_Written problem_
Skip any picture you find and retype all the remaining lines exactly.

_Data excerpt_
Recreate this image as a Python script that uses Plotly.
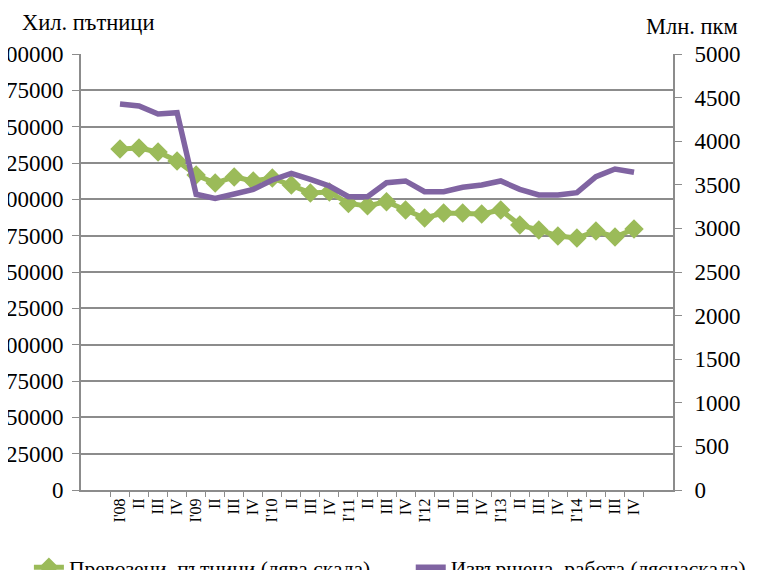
import plotly.graph_objects as go

quarters = [f"{y}-Q{q}" for y in range(2008, 2015) for q in range(1, 5)]
tick_labels = ["I'08", "II", "III", "IV", "I'09", "II", "III", "IV",
               "I'10", "II", "III", "IV", "I'11", "II", "III", "IV",
               "I'12", "II", "III", "IV", "I'13", "II", "III", "IV",
               "I'14", "II", "III", "IV"]

passengers = [234600, 235300, 232600, 226400, 216700, 211200, 215400, 212600,
              214700, 209900, 204400, 205000, 197200, 195500, 198400, 192700,
              187200, 190600, 190600, 189900, 192700, 182300, 178900, 174800,
              173400, 178200, 174100, 179600]

work = [4427, 4404, 4312, 4327, 3391, 3345, 3394, 3448,
        3555, 3632, 3563, 3486, 3363, 3363, 3524, 3544,
        3421, 3421, 3471, 3498, 3544, 3448, 3383, 3383,
        3410, 3593, 3681, 3643]

left_ticks = list(range(0, 300001, 25000))
right_ticks = list(range(0, 5001, 500))

FONT = "Times New Roman, Liberation Serif, serif"
GREEN = "#9BBB59"
PURPLE = "#8064A2"
GRID = "#8C8C8C"

fig = go.Figure()
fig.add_trace(go.Scatter(
    x=quarters, y=passengers, name="Превозени  пътници (лява скала)",
    mode="lines+markers", line=dict(color=GREEN, width=5),
    marker=dict(symbol="diamond", size=15, color=GREEN), yaxis="y",
    legend="legend"))
fig.add_trace(go.Scatter(
    x=quarters, y=work, name="Извършена  работа (ляснаскала)",
    mode="lines", line=dict(color=PURPLE, width=5.5), yaxis="y2",
    legend="legend2"))

legend_common = dict(orientation="h", y=-0.13, yanchor="top", xanchor="left",
                     font=dict(size=21.5), itemwidth=30, bgcolor="rgba(0,0,0,0)")

fig.update_layout(
    width=759, height=570,
    margin=dict(l=73, r=94, t=46, b=88, autoexpand=False),
    paper_bgcolor="white", plot_bgcolor="white",
    font=dict(family=FONT, size=23, color="black"),
    showlegend=True,
    legend=dict(x=-0.088, **legend_common),
    legend2=dict(x=0.557, **legend_common),
    xaxis=dict(type="category", tickvals=quarters, ticktext=tick_labels,
               tickangle=-90, tickson="boundaries", ticks="outside", ticklen=5,
               tickcolor=GRID, showline=True, linecolor=GRID, linewidth=2,
               showgrid=False, tickfont=dict(size=16), automargin=False),
    yaxis=dict(range=[0, 300000], tickvals=left_ticks, ticks="outside", ticklen=7,
               tickcolor=GRID, showline=True, linecolor=GRID, linewidth=2,
               showgrid=True, gridcolor=GRID, gridwidth=1.5, zeroline=False,
               ticklabelstandoff=4, tickformat="d", automargin=False),
    yaxis2=dict(range=[0, 5000], tickvals=right_ticks, overlaying="y", side="right",
                ticks="outside", ticklen=7, tickcolor=GRID, showline=True,
                linecolor=GRID, linewidth=2, showgrid=False, zeroline=False,
                ticklabelstandoff=8, tickformat="d", automargin=False),
    annotations=[
        dict(text="Хил. пътници", xref="paper", yref="paper", x=-0.103, y=1.073,
             xanchor="left", yanchor="middle", showarrow=False, font=dict(size=22.5)),
        dict(text="Млн. пкм", xref="paper", yref="paper", x=1.113, y=1.064,
             xanchor="right", yanchor="middle", showarrow=False, font=dict(size=22.5)),
    ],
)

fig.write_html("out.html")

_Right answer_
Recreate this image as a Python script that uses Plotly.
import plotly.graph_objects as go

quarters = [f"{y}-Q{q}" for y in range(2008, 2015) for q in range(1, 5)]
tick_labels = ["I'08", "II", "III", "IV", "I'09", "II", "III", "IV",
               "I'10", "II", "III", "IV", "I'11", "II", "III", "IV",
               "I'12", "II", "III", "IV", "I'13", "II", "III", "IV",
               "I'14", "II", "III", "IV"]

passengers = [234600, 235300, 232600, 226400, 216700, 211200, 215400, 212600,
              214700, 209900, 204400, 205000, 197200, 195500, 198400, 192700,
              187200, 190600, 190600, 189900, 192700, 182300, 178900, 174800,
              173400, 178200, 174100, 179600]

work = [4427, 4404, 4312, 4327, 3391, 3345, 3394, 3448,
        3555, 3632, 3563, 3486, 3363, 3363, 3524, 3544,
        3421, 3421, 3471, 3498, 3544, 3448, 3383, 3383,
        3410, 3593, 3681, 3643]

left_ticks = list(range(0, 300001, 25000))
right_ticks = list(range(0, 5001, 500))

FONT = "Times New Roman, Liberation Serif, serif"
GREEN = "#9BBB59"
PURPLE = "#8064A2"
GRID = "#8C8C8C"

fig = go.Figure()
fig.add_trace(go.Scatter(
    x=quarters, y=passengers, name="Превозени  пътници (лява скала)",
    mode="lines+markers", line=dict(color=GREEN, width=5),
    marker=dict(symbol="diamond", size=15, color=GREEN), yaxis="y",
    legend="legend"))
fig.add_trace(go.Scatter(
    x=quarters, y=work, name="Извършена  работа (ляснаскала)",
    mode="lines", line=dict(color=PURPLE, width=5.5), yaxis="y2",
    legend="legend2"))

legend_common = dict(orientation="h", y=-0.13, yanchor="top", xanchor="left",
                     font=dict(size=21.5), itemwidth=30, bgcolor="rgba(0,0,0,0)")

fig.update_layout(
    width=759, height=570,
    margin=dict(l=73, r=94, t=46, b=88, autoexpand=False),
    paper_bgcolor="white", plot_bgcolor="white",
    font=dict(family=FONT, size=23, color="black"),
    showlegend=True,
    legend=dict(x=-0.088, **legend_common),
    legend2=dict(x=0.557, **legend_common),
    xaxis=dict(type="category", tickvals=quarters, ticktext=tick_labels,
               tickangle=-90, tickson="boundaries", ticks="outside", ticklen=5,
               tickcolor=GRID, showline=True, linecolor=GRID, linewidth=2,
               showgrid=False, tickfont=dict(size=16), automargin=False),
    yaxis=dict(range=[0, 300000], tickvals=left_ticks, ticks="outside", ticklen=7,
               tickcolor=GRID, showline=True, linecolor=GRID, linewidth=2,
               showgrid=True, gridcolor=GRID, gridwidth=1.5, zeroline=False,
               ticklabelstandoff=4, tickformat="d", automargin=False),
    yaxis2=dict(range=[0, 5000], tickvals=right_ticks, overlaying="y", side="right",
                ticks="outside", ticklen=7, tickcolor=GRID, showline=True,
                linecolor=GRID, linewidth=2, showgrid=False, zeroline=False,
                ticklabelstandoff=8, tickformat="d", automargin=False),
    annotations=[
        dict(text="Хил. пътници", xref="paper", yref="paper", x=-0.103, y=1.073,
             xanchor="left", yanchor="middle", showarrow=False, font=dict(size=22.5)),
        dict(text="Млн. пкм", xref="paper", yref="paper", x=1.113, y=1.064,
             xanchor="right", yanchor="middle", showarrow=False, font=dict(size=22.5)),
    ],
)

fig.write_html("out.html")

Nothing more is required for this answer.